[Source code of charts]
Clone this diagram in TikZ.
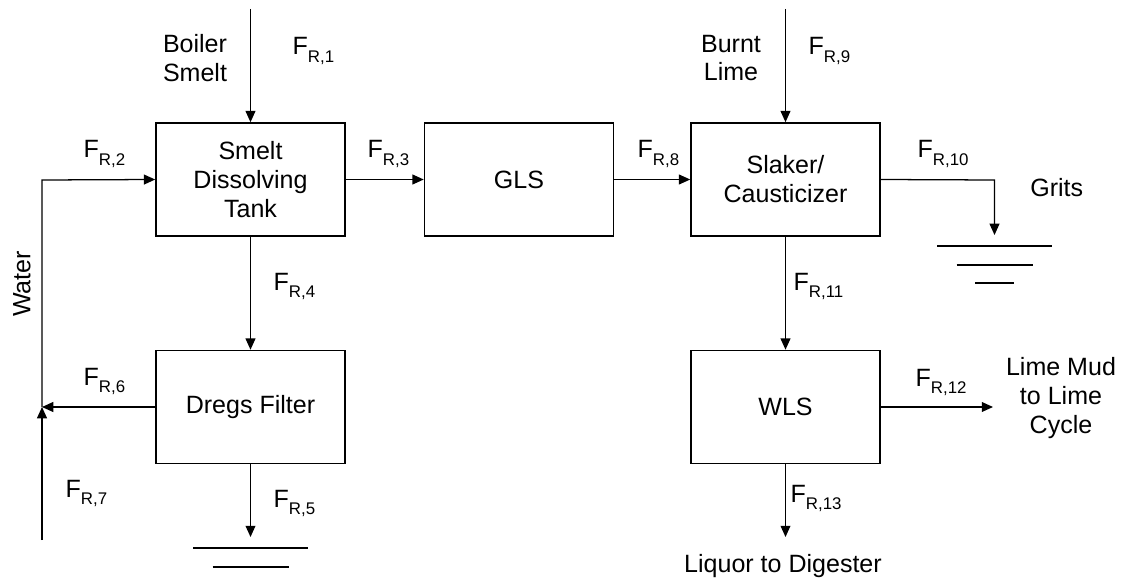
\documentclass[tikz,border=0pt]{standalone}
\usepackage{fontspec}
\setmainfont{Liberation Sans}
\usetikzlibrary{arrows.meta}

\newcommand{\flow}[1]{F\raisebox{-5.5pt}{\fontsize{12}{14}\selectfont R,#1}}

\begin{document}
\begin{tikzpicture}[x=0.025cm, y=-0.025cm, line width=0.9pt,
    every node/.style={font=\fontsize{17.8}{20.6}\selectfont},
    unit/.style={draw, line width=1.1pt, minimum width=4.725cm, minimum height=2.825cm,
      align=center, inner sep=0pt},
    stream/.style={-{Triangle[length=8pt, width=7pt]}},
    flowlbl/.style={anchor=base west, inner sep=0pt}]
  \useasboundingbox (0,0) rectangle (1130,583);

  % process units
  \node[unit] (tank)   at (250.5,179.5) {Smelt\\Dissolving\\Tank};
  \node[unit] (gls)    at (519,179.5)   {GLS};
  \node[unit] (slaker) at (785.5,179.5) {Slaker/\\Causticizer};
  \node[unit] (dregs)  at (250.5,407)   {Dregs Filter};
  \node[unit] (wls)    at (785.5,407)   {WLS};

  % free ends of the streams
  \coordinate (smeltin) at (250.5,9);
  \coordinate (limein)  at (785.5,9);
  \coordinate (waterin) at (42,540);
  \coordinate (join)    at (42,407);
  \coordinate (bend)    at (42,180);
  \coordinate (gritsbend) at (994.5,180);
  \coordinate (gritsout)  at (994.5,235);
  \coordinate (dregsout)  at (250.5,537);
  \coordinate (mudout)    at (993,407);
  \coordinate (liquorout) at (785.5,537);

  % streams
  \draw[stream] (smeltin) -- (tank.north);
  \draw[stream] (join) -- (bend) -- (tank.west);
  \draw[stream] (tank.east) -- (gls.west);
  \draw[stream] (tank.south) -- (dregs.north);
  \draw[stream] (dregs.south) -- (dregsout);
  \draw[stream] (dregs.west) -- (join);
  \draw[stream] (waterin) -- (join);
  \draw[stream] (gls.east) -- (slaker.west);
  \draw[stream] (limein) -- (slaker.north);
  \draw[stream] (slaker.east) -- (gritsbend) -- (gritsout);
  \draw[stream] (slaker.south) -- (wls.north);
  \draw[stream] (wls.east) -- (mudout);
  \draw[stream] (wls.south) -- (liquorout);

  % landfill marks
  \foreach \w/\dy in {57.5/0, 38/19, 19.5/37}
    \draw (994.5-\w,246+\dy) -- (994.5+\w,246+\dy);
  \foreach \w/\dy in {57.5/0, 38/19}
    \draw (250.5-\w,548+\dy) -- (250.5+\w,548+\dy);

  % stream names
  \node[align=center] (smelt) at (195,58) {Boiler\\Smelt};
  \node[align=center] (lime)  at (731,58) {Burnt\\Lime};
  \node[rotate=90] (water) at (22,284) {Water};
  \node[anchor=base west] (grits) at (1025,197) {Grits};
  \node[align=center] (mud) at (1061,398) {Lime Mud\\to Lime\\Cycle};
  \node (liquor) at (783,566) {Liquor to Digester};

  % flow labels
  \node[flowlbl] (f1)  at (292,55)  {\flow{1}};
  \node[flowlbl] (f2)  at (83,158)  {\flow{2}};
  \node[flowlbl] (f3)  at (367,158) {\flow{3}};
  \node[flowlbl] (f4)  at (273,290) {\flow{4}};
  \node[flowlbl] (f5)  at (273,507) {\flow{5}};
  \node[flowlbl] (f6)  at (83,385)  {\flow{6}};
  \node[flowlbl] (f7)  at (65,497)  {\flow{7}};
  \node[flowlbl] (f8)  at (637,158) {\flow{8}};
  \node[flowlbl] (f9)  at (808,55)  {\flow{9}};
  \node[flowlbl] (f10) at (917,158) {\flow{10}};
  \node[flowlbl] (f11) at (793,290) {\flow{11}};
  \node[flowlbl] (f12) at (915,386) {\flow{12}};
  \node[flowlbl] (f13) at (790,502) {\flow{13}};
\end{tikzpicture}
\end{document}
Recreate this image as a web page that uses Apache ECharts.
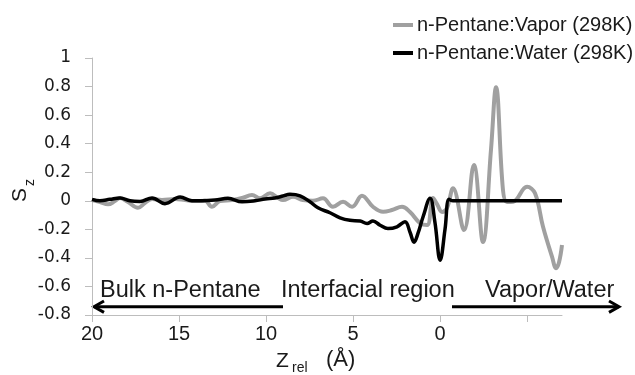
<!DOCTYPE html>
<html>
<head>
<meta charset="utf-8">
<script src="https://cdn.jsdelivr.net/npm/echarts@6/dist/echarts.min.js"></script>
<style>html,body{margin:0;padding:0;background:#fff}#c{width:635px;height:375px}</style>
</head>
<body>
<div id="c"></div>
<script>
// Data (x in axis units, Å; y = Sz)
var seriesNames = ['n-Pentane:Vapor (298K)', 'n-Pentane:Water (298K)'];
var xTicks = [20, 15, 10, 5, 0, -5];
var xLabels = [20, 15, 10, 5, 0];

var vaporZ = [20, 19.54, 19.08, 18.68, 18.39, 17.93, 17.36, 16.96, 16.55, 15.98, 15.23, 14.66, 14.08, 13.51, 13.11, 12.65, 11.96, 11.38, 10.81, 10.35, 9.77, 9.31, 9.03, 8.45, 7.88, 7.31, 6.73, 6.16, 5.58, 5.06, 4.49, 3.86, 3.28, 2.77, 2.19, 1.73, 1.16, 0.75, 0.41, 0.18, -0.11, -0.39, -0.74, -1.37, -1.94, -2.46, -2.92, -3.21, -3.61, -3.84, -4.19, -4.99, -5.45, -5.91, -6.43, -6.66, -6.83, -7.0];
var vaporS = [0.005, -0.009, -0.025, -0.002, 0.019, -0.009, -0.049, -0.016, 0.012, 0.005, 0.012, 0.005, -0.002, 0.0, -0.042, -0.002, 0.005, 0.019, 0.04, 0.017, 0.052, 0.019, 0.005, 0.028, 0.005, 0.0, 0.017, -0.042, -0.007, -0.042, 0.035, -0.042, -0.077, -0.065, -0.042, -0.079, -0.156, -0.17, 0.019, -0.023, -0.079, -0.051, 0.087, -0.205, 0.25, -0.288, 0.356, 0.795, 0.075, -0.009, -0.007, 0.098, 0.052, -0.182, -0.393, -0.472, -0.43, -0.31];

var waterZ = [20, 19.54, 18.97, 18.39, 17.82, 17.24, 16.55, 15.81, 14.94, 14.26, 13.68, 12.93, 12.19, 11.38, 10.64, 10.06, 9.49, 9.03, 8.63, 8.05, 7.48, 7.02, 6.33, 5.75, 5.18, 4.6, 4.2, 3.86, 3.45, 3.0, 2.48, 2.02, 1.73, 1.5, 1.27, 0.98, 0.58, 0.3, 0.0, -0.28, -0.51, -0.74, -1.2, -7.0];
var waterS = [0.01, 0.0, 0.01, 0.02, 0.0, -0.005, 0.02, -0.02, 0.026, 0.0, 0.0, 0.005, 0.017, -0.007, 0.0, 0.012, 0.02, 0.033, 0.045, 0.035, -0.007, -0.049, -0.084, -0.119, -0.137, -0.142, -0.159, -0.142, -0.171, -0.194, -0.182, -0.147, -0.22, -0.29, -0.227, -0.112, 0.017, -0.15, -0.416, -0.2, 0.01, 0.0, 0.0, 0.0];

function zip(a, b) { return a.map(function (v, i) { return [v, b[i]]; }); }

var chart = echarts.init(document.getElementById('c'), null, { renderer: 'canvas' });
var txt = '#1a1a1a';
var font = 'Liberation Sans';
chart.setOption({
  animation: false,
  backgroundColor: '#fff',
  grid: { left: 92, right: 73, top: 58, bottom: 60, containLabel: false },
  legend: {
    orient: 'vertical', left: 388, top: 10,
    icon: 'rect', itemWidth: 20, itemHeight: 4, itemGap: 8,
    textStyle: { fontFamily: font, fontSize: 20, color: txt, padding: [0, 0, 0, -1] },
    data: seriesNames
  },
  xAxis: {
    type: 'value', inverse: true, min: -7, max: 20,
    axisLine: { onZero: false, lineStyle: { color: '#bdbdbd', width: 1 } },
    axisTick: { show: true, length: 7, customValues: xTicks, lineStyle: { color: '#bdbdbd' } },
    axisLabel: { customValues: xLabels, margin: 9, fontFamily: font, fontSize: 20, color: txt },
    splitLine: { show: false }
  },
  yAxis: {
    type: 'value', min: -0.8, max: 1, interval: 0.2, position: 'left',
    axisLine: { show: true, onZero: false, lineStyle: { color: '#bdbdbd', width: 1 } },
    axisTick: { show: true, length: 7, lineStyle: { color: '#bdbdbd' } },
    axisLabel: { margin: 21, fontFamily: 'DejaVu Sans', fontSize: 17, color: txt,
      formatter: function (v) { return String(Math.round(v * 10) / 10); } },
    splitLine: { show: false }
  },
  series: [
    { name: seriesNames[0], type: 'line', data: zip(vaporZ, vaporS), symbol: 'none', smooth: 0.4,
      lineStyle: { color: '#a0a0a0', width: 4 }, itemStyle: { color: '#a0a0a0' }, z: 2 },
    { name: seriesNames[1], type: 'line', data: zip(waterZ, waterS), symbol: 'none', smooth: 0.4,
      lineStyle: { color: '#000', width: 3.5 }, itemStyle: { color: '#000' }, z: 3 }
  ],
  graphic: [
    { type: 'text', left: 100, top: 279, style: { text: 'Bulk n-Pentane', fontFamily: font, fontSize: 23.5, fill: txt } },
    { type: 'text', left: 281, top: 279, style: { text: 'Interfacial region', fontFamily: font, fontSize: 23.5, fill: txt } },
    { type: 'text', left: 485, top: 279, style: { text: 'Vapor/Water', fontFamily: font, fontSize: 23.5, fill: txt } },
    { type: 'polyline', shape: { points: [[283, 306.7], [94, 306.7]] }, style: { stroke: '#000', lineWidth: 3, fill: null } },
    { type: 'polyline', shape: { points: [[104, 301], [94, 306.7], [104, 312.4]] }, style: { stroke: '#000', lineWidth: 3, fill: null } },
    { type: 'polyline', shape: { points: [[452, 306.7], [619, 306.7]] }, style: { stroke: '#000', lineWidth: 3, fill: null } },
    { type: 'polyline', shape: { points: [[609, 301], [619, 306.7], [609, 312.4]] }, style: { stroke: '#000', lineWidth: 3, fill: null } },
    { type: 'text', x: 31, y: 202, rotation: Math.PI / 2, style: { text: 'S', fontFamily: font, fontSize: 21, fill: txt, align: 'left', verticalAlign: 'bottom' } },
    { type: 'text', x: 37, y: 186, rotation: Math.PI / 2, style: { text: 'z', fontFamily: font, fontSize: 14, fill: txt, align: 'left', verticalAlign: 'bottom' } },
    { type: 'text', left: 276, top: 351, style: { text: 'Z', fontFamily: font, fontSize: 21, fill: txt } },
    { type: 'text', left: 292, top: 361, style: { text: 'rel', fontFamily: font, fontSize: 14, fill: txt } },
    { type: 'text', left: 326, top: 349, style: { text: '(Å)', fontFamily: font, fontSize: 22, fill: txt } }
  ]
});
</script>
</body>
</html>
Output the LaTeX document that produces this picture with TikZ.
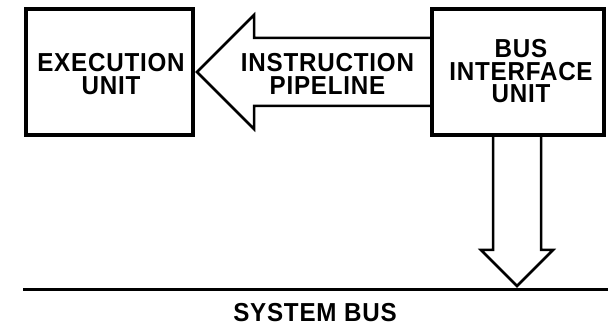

Given instruction:
Pick out all lines containing the string "that".

Exercise solution:
Recreate this image as a web page that uses Apache ECharts.
Output the LaTeX document that produces this picture with TikZ.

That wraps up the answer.